Supplied information:
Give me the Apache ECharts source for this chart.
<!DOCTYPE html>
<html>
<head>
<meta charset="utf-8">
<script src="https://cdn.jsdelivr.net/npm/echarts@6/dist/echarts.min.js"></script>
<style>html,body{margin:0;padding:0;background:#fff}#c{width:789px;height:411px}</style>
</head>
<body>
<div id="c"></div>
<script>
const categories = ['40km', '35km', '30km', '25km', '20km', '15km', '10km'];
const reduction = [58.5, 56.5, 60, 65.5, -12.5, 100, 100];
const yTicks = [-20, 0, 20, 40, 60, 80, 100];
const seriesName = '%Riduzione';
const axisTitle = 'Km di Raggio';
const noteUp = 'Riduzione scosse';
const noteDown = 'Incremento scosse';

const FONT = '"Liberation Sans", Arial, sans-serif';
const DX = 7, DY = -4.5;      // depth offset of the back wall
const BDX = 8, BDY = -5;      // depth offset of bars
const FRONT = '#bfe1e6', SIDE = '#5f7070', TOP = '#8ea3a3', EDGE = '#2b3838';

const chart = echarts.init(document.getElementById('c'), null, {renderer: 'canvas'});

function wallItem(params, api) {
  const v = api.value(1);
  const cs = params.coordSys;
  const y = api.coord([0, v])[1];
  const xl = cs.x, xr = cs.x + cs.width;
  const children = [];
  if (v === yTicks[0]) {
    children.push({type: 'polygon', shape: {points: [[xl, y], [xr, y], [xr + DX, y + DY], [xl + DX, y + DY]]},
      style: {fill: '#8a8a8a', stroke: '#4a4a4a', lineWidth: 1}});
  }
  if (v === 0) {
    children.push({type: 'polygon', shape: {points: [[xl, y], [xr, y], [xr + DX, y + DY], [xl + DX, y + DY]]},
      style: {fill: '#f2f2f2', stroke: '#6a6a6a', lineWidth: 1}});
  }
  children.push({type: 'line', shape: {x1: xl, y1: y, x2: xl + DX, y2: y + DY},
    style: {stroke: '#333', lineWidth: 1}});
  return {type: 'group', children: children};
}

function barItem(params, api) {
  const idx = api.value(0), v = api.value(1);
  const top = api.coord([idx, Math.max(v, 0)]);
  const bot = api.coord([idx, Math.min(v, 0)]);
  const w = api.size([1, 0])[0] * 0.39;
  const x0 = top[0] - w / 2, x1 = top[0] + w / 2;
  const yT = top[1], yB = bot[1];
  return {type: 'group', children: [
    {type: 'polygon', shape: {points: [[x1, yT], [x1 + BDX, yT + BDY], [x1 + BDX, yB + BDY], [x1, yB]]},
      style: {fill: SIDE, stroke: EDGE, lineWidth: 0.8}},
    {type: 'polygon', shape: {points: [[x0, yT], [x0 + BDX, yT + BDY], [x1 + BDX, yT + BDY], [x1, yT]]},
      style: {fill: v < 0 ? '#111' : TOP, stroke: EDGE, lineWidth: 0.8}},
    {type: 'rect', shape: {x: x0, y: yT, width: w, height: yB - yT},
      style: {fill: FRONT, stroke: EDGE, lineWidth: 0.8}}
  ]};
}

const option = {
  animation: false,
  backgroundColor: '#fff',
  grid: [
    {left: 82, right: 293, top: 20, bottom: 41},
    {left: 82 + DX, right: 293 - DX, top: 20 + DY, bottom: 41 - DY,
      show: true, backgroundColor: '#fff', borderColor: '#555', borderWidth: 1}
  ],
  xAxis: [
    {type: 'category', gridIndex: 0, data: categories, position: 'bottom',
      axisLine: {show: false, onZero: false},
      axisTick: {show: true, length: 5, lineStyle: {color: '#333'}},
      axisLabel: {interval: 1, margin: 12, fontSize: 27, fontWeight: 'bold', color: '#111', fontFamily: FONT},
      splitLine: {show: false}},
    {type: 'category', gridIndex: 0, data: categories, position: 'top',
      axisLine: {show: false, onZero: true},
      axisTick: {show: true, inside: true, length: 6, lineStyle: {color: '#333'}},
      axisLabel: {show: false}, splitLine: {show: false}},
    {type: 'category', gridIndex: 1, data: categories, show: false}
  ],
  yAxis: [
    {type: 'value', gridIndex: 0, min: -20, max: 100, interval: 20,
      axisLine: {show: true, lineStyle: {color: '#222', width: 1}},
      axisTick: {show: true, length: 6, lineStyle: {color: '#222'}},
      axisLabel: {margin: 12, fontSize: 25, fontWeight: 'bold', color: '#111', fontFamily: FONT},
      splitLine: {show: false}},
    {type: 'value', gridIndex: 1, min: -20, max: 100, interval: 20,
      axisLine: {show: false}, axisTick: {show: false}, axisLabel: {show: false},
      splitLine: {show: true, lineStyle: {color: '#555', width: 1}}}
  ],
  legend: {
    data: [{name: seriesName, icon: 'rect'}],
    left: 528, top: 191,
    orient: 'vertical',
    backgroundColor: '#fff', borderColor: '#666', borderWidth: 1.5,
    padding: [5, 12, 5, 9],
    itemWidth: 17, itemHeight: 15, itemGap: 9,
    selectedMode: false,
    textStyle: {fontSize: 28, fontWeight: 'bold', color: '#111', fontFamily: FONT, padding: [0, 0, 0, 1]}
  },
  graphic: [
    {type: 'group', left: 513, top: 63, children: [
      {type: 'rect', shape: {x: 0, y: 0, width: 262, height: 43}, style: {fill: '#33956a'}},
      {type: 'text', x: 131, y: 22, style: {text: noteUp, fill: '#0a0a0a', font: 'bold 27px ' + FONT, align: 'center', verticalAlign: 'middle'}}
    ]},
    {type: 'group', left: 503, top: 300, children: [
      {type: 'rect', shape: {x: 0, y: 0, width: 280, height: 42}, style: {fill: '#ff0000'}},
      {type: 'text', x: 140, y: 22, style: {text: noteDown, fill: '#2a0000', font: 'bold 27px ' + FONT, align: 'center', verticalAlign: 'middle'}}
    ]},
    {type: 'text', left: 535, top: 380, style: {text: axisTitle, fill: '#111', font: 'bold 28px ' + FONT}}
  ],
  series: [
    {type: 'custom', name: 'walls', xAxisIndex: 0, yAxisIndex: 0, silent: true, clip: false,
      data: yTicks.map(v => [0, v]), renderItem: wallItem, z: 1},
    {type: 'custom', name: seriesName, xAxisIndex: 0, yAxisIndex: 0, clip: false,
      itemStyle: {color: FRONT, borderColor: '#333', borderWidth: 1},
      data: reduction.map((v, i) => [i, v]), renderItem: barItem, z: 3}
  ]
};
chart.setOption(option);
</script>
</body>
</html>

Instruction:
Using the data above, return each line exactly as written.

Task answer:
Give me the Apache ECharts source for this chart.
<!DOCTYPE html>
<html>
<head>
<meta charset="utf-8">
<script src="https://cdn.jsdelivr.net/npm/echarts@6/dist/echarts.min.js"></script>
<style>html,body{margin:0;padding:0;background:#fff}#c{width:789px;height:411px}</style>
</head>
<body>
<div id="c"></div>
<script>
const categories = ['40km', '35km', '30km', '25km', '20km', '15km', '10km'];
const reduction = [58.5, 56.5, 60, 65.5, -12.5, 100, 100];
const yTicks = [-20, 0, 20, 40, 60, 80, 100];
const seriesName = '%Riduzione';
const axisTitle = 'Km di Raggio';
const noteUp = 'Riduzione scosse';
const noteDown = 'Incremento scosse';

const FONT = '"Liberation Sans", Arial, sans-serif';
const DX = 7, DY = -4.5;      // depth offset of the back wall
const BDX = 8, BDY = -5;      // depth offset of bars
const FRONT = '#bfe1e6', SIDE = '#5f7070', TOP = '#8ea3a3', EDGE = '#2b3838';

const chart = echarts.init(document.getElementById('c'), null, {renderer: 'canvas'});

function wallItem(params, api) {
  const v = api.value(1);
  const cs = params.coordSys;
  const y = api.coord([0, v])[1];
  const xl = cs.x, xr = cs.x + cs.width;
  const children = [];
  if (v === yTicks[0]) {
    children.push({type: 'polygon', shape: {points: [[xl, y], [xr, y], [xr + DX, y + DY], [xl + DX, y + DY]]},
      style: {fill: '#8a8a8a', stroke: '#4a4a4a', lineWidth: 1}});
  }
  if (v === 0) {
    children.push({type: 'polygon', shape: {points: [[xl, y], [xr, y], [xr + DX, y + DY], [xl + DX, y + DY]]},
      style: {fill: '#f2f2f2', stroke: '#6a6a6a', lineWidth: 1}});
  }
  children.push({type: 'line', shape: {x1: xl, y1: y, x2: xl + DX, y2: y + DY},
    style: {stroke: '#333', lineWidth: 1}});
  return {type: 'group', children: children};
}

function barItem(params, api) {
  const idx = api.value(0), v = api.value(1);
  const top = api.coord([idx, Math.max(v, 0)]);
  const bot = api.coord([idx, Math.min(v, 0)]);
  const w = api.size([1, 0])[0] * 0.39;
  const x0 = top[0] - w / 2, x1 = top[0] + w / 2;
  const yT = top[1], yB = bot[1];
  return {type: 'group', children: [
    {type: 'polygon', shape: {points: [[x1, yT], [x1 + BDX, yT + BDY], [x1 + BDX, yB + BDY], [x1, yB]]},
      style: {fill: SIDE, stroke: EDGE, lineWidth: 0.8}},
    {type: 'polygon', shape: {points: [[x0, yT], [x0 + BDX, yT + BDY], [x1 + BDX, yT + BDY], [x1, yT]]},
      style: {fill: v < 0 ? '#111' : TOP, stroke: EDGE, lineWidth: 0.8}},
    {type: 'rect', shape: {x: x0, y: yT, width: w, height: yB - yT},
      style: {fill: FRONT, stroke: EDGE, lineWidth: 0.8}}
  ]};
}

const option = {
  animation: false,
  backgroundColor: '#fff',
  grid: [
    {left: 82, right: 293, top: 20, bottom: 41},
    {left: 82 + DX, right: 293 - DX, top: 20 + DY, bottom: 41 - DY,
      show: true, backgroundColor: '#fff', borderColor: '#555', borderWidth: 1}
  ],
  xAxis: [
    {type: 'category', gridIndex: 0, data: categories, position: 'bottom',
      axisLine: {show: false, onZero: false},
      axisTick: {show: true, length: 5, lineStyle: {color: '#333'}},
      axisLabel: {interval: 1, margin: 12, fontSize: 27, fontWeight: 'bold', color: '#111', fontFamily: FONT},
      splitLine: {show: false}},
    {type: 'category', gridIndex: 0, data: categories, position: 'top',
      axisLine: {show: false, onZero: true},
      axisTick: {show: true, inside: true, length: 6, lineStyle: {color: '#333'}},
      axisLabel: {show: false}, splitLine: {show: false}},
    {type: 'category', gridIndex: 1, data: categories, show: false}
  ],
  yAxis: [
    {type: 'value', gridIndex: 0, min: -20, max: 100, interval: 20,
      axisLine: {show: true, lineStyle: {color: '#222', width: 1}},
      axisTick: {show: true, length: 6, lineStyle: {color: '#222'}},
      axisLabel: {margin: 12, fontSize: 25, fontWeight: 'bold', color: '#111', fontFamily: FONT},
      splitLine: {show: false}},
    {type: 'value', gridIndex: 1, min: -20, max: 100, interval: 20,
      axisLine: {show: false}, axisTick: {show: false}, axisLabel: {show: false},
      splitLine: {show: true, lineStyle: {color: '#555', width: 1}}}
  ],
  legend: {
    data: [{name: seriesName, icon: 'rect'}],
    left: 528, top: 191,
    orient: 'vertical',
    backgroundColor: '#fff', borderColor: '#666', borderWidth: 1.5,
    padding: [5, 12, 5, 9],
    itemWidth: 17, itemHeight: 15, itemGap: 9,
    selectedMode: false,
    textStyle: {fontSize: 28, fontWeight: 'bold', color: '#111', fontFamily: FONT, padding: [0, 0, 0, 1]}
  },
  graphic: [
    {type: 'group', left: 513, top: 63, children: [
      {type: 'rect', shape: {x: 0, y: 0, width: 262, height: 43}, style: {fill: '#33956a'}},
      {type: 'text', x: 131, y: 22, style: {text: noteUp, fill: '#0a0a0a', font: 'bold 27px ' + FONT, align: 'center', verticalAlign: 'middle'}}
    ]},
    {type: 'group', left: 503, top: 300, children: [
      {type: 'rect', shape: {x: 0, y: 0, width: 280, height: 42}, style: {fill: '#ff0000'}},
      {type: 'text', x: 140, y: 22, style: {text: noteDown, fill: '#2a0000', font: 'bold 27px ' + FONT, align: 'center', verticalAlign: 'middle'}}
    ]},
    {type: 'text', left: 535, top: 380, style: {text: axisTitle, fill: '#111', font: 'bold 28px ' + FONT}}
  ],
  series: [
    {type: 'custom', name: 'walls', xAxisIndex: 0, yAxisIndex: 0, silent: true, clip: false,
      data: yTicks.map(v => [0, v]), renderItem: wallItem, z: 1},
    {type: 'custom', name: seriesName, xAxisIndex: 0, yAxisIndex: 0, clip: false,
      itemStyle: {color: FRONT, borderColor: '#333', borderWidth: 1},
      data: reduction.map((v, i) => [i, v]), renderItem: barItem, z: 3}
  ]
};
chart.setOption(option);
</script>
</body>
</html>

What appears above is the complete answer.